§ **Exercise task**
Every line from the first one to the line containing "ax = fig.add_axes([0.115, 0.099, 0.867, 0.860])" should be echoed exactly; leave out the rest.

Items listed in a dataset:

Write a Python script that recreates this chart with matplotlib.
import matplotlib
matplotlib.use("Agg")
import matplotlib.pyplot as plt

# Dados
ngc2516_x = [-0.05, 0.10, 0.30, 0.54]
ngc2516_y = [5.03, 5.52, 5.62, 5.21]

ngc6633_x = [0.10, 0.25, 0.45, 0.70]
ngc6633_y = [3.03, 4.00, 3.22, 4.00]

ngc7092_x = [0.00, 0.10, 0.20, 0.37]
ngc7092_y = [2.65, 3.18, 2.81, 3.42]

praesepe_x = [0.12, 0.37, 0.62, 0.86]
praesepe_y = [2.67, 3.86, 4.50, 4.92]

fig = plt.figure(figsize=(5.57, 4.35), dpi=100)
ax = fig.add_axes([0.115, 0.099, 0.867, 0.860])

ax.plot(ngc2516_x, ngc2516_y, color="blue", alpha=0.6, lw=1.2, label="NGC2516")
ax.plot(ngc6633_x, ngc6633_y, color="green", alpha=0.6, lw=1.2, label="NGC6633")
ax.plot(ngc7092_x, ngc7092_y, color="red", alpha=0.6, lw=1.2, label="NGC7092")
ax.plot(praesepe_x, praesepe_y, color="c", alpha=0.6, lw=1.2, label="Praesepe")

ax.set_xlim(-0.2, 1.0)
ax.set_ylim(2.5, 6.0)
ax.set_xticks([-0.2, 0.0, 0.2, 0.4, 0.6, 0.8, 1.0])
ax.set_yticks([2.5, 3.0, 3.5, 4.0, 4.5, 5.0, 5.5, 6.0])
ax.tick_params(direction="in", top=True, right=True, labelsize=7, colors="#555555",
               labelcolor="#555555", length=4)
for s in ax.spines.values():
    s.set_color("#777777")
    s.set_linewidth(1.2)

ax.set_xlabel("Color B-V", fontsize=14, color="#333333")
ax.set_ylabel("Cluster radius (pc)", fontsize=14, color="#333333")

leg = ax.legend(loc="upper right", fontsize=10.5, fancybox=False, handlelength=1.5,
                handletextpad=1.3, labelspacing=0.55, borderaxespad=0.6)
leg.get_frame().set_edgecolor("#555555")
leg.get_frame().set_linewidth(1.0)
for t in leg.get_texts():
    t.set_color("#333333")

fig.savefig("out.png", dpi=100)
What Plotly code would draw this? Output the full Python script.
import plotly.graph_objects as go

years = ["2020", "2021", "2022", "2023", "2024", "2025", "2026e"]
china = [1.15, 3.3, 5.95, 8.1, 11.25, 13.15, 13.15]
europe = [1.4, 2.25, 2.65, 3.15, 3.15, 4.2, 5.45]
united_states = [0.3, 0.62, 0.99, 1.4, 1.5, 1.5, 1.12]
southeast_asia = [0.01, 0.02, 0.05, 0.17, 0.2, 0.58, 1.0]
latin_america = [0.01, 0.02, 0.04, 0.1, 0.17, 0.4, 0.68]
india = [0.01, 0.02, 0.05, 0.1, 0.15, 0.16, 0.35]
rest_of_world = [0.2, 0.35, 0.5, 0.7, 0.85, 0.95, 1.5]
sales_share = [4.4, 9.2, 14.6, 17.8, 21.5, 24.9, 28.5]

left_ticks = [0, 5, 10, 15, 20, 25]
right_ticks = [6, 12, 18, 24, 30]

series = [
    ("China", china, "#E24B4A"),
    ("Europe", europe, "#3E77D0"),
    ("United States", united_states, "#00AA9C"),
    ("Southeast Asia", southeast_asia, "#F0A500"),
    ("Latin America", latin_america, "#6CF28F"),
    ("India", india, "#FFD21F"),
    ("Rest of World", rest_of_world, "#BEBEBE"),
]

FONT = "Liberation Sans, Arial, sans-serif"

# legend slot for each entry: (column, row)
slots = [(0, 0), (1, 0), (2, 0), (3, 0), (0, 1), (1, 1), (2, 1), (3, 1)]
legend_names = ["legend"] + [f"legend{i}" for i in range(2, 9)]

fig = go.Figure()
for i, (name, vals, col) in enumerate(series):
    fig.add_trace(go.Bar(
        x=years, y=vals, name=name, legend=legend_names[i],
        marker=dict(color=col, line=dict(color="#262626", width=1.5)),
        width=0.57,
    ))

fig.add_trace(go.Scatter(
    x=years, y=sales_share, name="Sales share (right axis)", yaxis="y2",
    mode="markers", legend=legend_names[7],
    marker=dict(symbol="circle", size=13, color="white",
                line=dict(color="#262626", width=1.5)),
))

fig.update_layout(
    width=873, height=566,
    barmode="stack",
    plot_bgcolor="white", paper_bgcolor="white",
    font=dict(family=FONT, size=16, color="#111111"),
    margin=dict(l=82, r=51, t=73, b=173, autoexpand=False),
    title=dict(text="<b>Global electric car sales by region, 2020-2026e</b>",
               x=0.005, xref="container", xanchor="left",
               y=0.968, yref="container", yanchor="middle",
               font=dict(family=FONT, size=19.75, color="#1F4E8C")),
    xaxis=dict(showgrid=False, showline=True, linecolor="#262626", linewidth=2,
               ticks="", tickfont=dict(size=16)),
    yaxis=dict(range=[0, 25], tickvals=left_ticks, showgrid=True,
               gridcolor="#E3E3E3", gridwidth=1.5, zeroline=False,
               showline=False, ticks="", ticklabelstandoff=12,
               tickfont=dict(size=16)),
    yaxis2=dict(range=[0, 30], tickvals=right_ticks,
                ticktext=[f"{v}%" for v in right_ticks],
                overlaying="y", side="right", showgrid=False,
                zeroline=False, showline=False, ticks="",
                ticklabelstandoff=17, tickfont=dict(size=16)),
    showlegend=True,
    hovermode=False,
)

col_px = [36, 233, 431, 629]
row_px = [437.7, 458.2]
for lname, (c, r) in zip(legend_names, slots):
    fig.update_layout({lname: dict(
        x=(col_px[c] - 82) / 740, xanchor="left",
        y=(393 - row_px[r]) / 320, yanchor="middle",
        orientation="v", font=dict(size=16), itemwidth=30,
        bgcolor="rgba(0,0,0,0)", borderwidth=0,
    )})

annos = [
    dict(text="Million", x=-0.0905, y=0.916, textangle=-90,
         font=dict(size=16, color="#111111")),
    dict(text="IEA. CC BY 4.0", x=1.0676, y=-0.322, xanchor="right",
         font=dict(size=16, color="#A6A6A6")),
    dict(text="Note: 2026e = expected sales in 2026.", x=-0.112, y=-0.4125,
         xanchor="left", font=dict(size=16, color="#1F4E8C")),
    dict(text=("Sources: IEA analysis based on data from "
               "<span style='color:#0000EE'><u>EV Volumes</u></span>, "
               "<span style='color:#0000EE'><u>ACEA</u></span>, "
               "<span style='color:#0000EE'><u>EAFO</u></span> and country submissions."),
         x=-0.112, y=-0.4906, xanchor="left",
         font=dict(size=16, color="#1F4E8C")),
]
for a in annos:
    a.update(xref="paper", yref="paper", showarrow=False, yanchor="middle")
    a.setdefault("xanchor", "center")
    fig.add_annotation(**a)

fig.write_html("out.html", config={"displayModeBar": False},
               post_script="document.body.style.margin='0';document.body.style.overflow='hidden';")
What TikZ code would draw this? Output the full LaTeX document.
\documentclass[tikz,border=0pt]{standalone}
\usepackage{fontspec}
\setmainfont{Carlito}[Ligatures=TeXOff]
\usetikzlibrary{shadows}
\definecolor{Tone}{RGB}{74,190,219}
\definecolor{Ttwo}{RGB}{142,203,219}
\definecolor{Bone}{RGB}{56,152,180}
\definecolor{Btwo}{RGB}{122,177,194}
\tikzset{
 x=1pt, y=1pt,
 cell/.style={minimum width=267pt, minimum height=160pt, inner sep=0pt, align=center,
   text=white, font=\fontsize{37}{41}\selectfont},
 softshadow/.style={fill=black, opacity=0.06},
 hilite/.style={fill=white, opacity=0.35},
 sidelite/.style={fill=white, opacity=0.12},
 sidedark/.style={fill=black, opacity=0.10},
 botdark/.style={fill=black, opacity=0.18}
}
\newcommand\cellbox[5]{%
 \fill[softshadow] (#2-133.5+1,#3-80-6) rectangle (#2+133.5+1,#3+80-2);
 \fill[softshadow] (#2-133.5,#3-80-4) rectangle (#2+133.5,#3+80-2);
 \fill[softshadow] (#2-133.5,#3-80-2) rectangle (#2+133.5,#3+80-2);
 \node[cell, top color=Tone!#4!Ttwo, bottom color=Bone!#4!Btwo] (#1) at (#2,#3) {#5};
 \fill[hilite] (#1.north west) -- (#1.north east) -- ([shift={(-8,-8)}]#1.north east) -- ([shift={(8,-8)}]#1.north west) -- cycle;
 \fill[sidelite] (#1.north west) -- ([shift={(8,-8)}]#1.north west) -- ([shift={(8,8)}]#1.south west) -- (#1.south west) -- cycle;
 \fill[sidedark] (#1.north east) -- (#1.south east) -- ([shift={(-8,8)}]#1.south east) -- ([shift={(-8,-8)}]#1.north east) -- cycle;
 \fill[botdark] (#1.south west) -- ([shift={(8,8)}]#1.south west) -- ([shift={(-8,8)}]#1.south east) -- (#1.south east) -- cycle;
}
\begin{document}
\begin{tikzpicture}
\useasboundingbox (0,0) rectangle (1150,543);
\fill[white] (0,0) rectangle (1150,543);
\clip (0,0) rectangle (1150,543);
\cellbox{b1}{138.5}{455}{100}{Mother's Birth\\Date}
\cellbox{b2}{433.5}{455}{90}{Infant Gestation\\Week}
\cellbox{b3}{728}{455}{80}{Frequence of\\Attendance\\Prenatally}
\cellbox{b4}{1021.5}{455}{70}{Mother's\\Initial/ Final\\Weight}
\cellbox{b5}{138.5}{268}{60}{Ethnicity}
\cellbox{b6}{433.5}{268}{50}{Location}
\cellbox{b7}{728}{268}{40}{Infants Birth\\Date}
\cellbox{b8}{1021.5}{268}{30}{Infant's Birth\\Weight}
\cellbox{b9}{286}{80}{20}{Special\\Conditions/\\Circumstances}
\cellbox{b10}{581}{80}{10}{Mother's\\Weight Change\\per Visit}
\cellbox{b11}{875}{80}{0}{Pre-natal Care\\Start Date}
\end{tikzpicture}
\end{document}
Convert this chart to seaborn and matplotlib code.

§ **Output of the exercise**
Write a Python script that recreates this chart with matplotlib.
import matplotlib
matplotlib.use("Agg")
import matplotlib.pyplot as plt

# Dados
ngc2516_x = [-0.05, 0.10, 0.30, 0.54]
ngc2516_y = [5.03, 5.52, 5.62, 5.21]

ngc6633_x = [0.10, 0.25, 0.45, 0.70]
ngc6633_y = [3.03, 4.00, 3.22, 4.00]

ngc7092_x = [0.00, 0.10, 0.20, 0.37]
ngc7092_y = [2.65, 3.18, 2.81, 3.42]

praesepe_x = [0.12, 0.37, 0.62, 0.86]
praesepe_y = [2.67, 3.86, 4.50, 4.92]

fig = plt.figure(figsize=(5.57, 4.35), dpi=100)
ax = fig.add_axes([0.115, 0.099, 0.867, 0.860])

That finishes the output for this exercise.